More than 250 individual methane sources were detected in the Four Corners study. Ten percent of those sources—which turned out to be mainly pipelines leaking natural gas—were responsible for half of the emissions. Identifying and tracking down these leaks, Frankenberg says, is a win-win for both the environment and the energy industry, as curbing leaks will both decrease the emission of greenhouse gases and reduce drains on energy suppliers’ profits.

Frankenberg’s study showed that methane plumes could be spotted via aerial scans. His work, published in the Proceedings of the National Academy of Science on August 15, opens the door to future aerial methane surveys.

“What we want going forward is improved resolution. Narrower absorption lines and tighter geographic focus,” which would help pin down the location and isotopic fingerprint of methane, he says.

The Next Generation

At the forefront of spectroscopic technology is dual-comb spectroscopy.

Spectroscopy relies on the fact that atoms absorb and emit light at different wavelengths.

Dual-comb spectroscopy replaces conventional tools used to measure these differences, like interferometers, with two streams of optical pulses—offering users more finely detailed information than traditional spectroscopy.

The key component of dual-comb systems is the device required to generate those optical pulse streams, which is currently bulky and expensive and therefore not the sort of tool that can be affordably flown on aircraft for surveys like TOPDOWN.

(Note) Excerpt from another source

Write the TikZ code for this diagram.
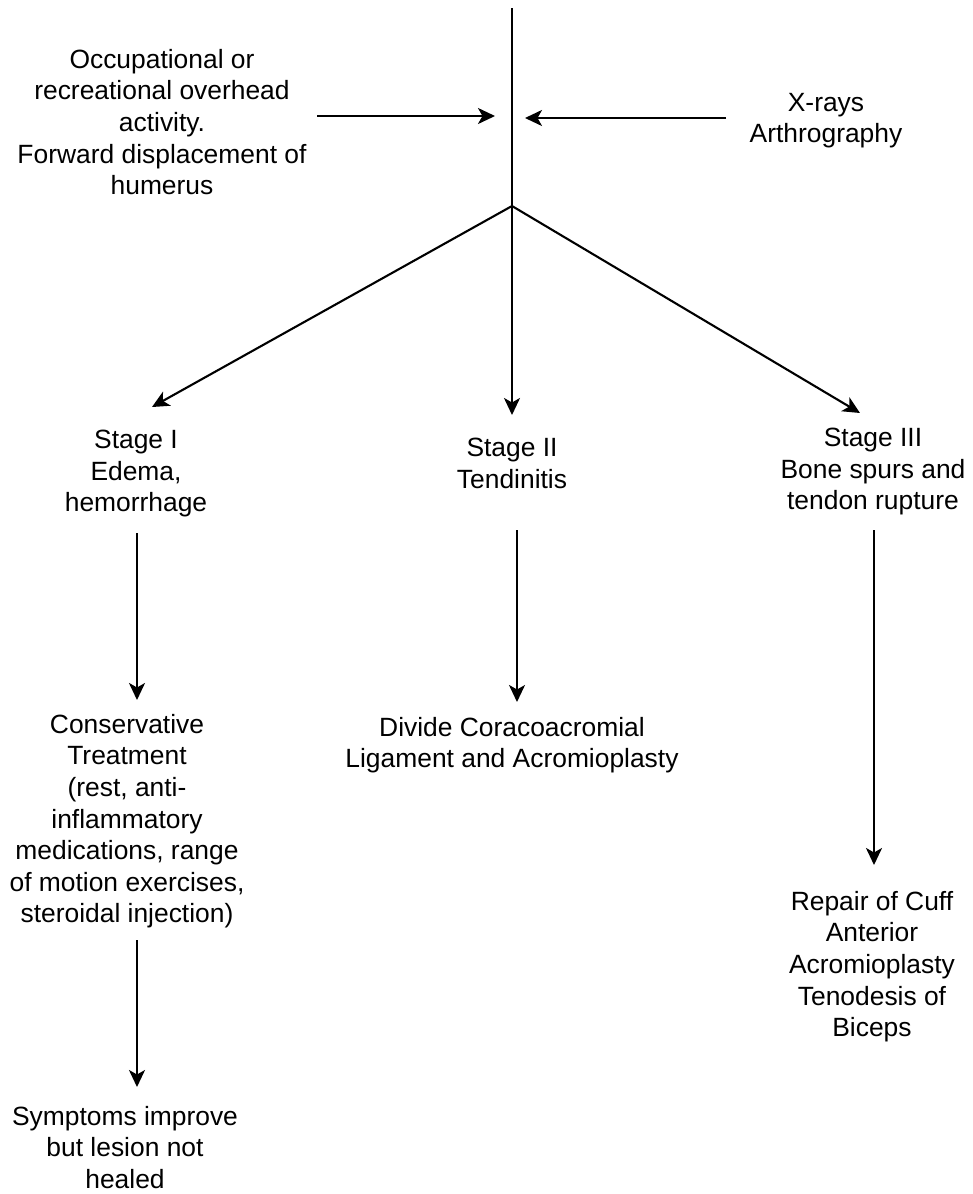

Enter Kerry Vahala, the Ted and Ginger Jenkins Professor of Information Science and Technology and professor of applied physics, who has paved the way for the miniaturization of high-resolution spectrometers.

Vahala had previously developed a circular optical resonator capable of generating and storing pulses of light called solitons—localized waves that act like particles. As solitons travel across space, they hold their shape rather than dispersing like other waves. The solitons race around the circular resonator, triggering an emitted pulse of light every time they pass a certain location on the circuit.

As such, Vahala had the means to create multiple optical-pulse generators, each the size of a microchip.

“Ideally, a hand-held dual-comb spectroscopy system could be field deployed. However, current systems are too large and bulky. So we replaced the traditional optical-pulse generator with a soliton-based system that can be miniaturized,” he says.

Vahala’s new soliton-based system was unveiled in the journal Science on October 9—and is the basis for a new collaboration with Frankenberg to apply the dual-comb spectrometer to methane tracking and analysis.

“This is what we do at Caltech,” says Wennberg of the new project. “We unite researchers from engineering and the sciences and use their disparate expertise to tackle big problems from new angles.”